“The Return of Barry Allen,” The Flash #74-79
It’s hard to explain how crucially important this story was for me. I was actually just getting into reading comics regularly at the time, so it wasn’t about affection for Barry Allen or Wally West. It was how Mark Waid presented it. He had brought in Jay Garrick, the original Flash, Johnny Quick, and introduced Max Mercury, the “Zen Master of Speed,” three mentor figures who seemed to fill the void Barry had left, and yet Wally still rejoiced at the thought of Barry’s return…only to discover it was Eobard Thawne all along. There were certainly fans who longed for Barry’s return, which they couldn’t know at the time was some fifteen years in the future. And yet this was very much a Wally West story, that not only helped define him but Waid’s run on the title and really, his whole career (I don’t think he’s ever come close to his Flash material, except for Kingdom Come, and naturally Impulse).
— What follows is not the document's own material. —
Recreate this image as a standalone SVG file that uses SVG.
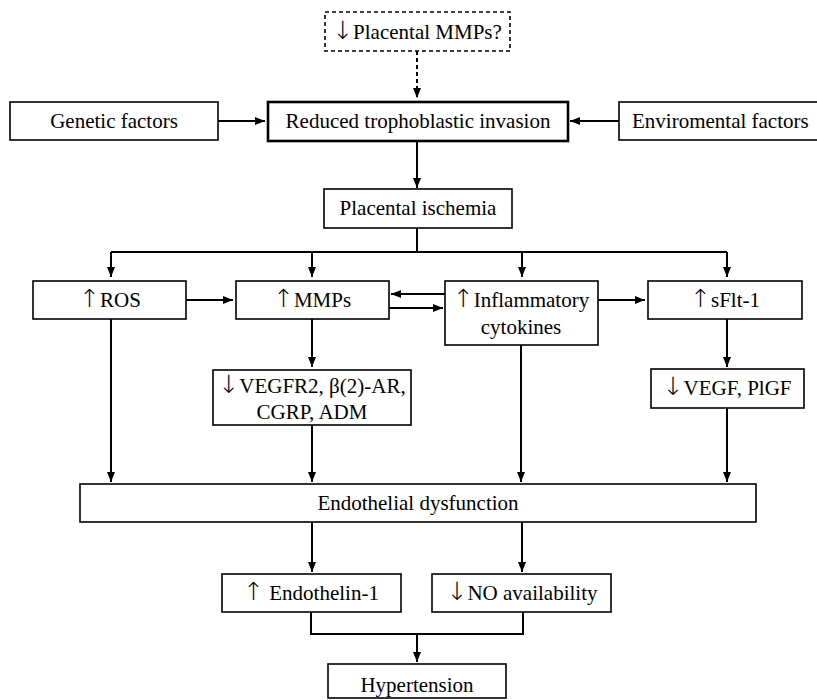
<svg xmlns="http://www.w3.org/2000/svg" width="817" height="700" viewBox="0 0 817 700">
<defs>
<marker id="ah" markerWidth="10" markerHeight="10" viewBox="0 0 10 10" refX="10" refY="5" orient="auto" markerUnits="userSpaceOnUse">
<path d="M0,1 L10,5 L0,9 Z" fill="#000"/>
</marker>
</defs>
<style>
rect{fill:#fff;stroke:#000;stroke-width:1.6}
.thick{stroke-width:2.6}
.dash{stroke-dasharray:4 3}
text{font-family:'Liberation Serif','DejaVu Serif',serif;font-size:21px;fill:#000;text-anchor:middle}
.ar{font-family:'DejaVu Sans',sans-serif;font-size:25px;font-weight:200;fill:#000}
.c line,.c path{stroke:#000;stroke-width:2;fill:none}
.c .a{marker-end:url(#ah)}
</style>
<g class="c" id="connectors">
<line class="a dash" x1="417" y1="51" x2="417" y2="98"/>
<line class="a" x1="218" y1="121" x2="265" y2="121"/>
<line class="a" x1="619" y1="121" x2="570" y2="121"/>
<line class="a" x1="417" y1="141" x2="417" y2="188"/>
<path d="M417,228 V252 M111,252 H727"/>
<line class="a" x1="111" y1="252" x2="111" y2="277"/>
<line class="a" x1="312" y1="252" x2="312" y2="277"/>
<line class="a" x1="522" y1="252" x2="522" y2="277"/>
<line class="a" x1="727" y1="252" x2="727" y2="277"/>
<line class="a" x1="186" y1="300" x2="233" y2="300"/>
<line class="a" x1="445" y1="294" x2="391" y2="294"/>
<line class="a" x1="389" y1="308" x2="443" y2="308"/>
<line class="a" x1="598" y1="300" x2="645" y2="300"/>
<line class="a" x1="312" y1="319" x2="312" y2="367"/>
<line class="a" x1="727" y1="319" x2="727" y2="367"/>
<line class="a" x1="111" y1="319" x2="111" y2="482"/>
<line class="a" x1="312" y1="425" x2="312" y2="482"/>
<line class="a" x1="521" y1="345" x2="521" y2="482"/>
<line class="a" x1="727" y1="408" x2="727" y2="482"/>
<line class="a" x1="312" y1="522" x2="312" y2="572"/>
<line class="a" x1="522" y1="522" x2="522" y2="572"/>
<path d="M311,612 V634 H523 V612"/>
<line class="a" x1="417" y1="634" x2="417" y2="662"/>
</g>
<g id="placental-mmps"><rect class="dash" x="325" y="12" width="185" height="39"/><text x="417" y="39"><tspan class="ar">↓</tspan>Placental MMPs?</text></g>
<g id="genetic"><rect x="10" y="102" width="208" height="38"/><text x="114" y="128">Genetic factors</text></g>
<g id="reduced"><rect class="thick" x="268" y="102" width="300" height="39"/><text x="418" y="128">Reduced trophoblastic invasion</text></g>
<g id="enviromental"><rect x="619" y="102" width="210" height="38"/><text x="632" y="128" style="text-anchor:start">Enviromental factors</text></g>
<g id="ischemia"><rect x="324" y="189" width="188" height="39"/><text x="418" y="215">Placental ischemia</text></g>
<g id="ros"><rect x="33" y="281" width="153" height="38"/><text x="110" y="307"><tspan class="ar">↑</tspan>ROS</text></g>
<g id="mmps"><rect x="236" y="281" width="153" height="38"/><text x="312" y="307"><tspan class="ar">↑</tspan>MMPs</text></g>
<g id="inflammatory"><rect x="445" y="281" width="153" height="64"/><text x="521" y="307"><tspan class="ar">↑</tspan>Inflammatory</text><text x="521" y="334">cytokines</text></g>
<g id="sflt"><rect x="648" y="281" width="154" height="38"/><text x="725" y="307"><tspan class="ar">↑</tspan>sFlt-1</text></g>
<g id="vegfr2"><rect x="213" y="370" width="198" height="55"/><text x="312" y="393"><tspan class="ar">↓</tspan>VEGFR2, β(2)-AR,</text><text x="312" y="419">CGRP, ADM</text></g>
<g id="vegf"><rect x="651" y="369" width="153" height="39"/><text x="727" y="395"><tspan class="ar">↓</tspan>VEGF, PlGF</text></g>
<g id="endothelial"><rect x="80" y="484" width="676" height="38"/><text x="418" y="510">Endothelial dysfunction</text></g>
<g id="endothelin"><rect x="222" y="574" width="179" height="38"/><text x="311" y="600"><tspan class="ar">↑</tspan> Endothelin-1</text></g>
<g id="no"><rect x="432" y="574" width="179" height="38"/><text x="522" y="600"><tspan class="ar">↓</tspan>NO availability</text></g>
<g id="hypertension"><rect x="328" y="664" width="178" height="34"/><text x="417" y="692">Hypertension</text></g>
</svg>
But it wasn’t just Wally in this story, but Jay Garrick, and Johnny Quick, and Max Mercury. It made the Flash’s world feel real. He didn’t just have associates, or sidekicks, or allies, or teammates, or family, but people who completely understood him, who knew exactly what his powers meant to him. Each of them gave him guidance of one form or another, but it was really the mere fact of their existence that gave him credibility. A lot of fans think James Robinson invented that in the pages of Starman, but Waid made it feel organic. Jack Knight in a lot of ways became completely defined by the legacy behind him, but Wally became enriched. And “Return of Barry Allen” is the best way to experience it.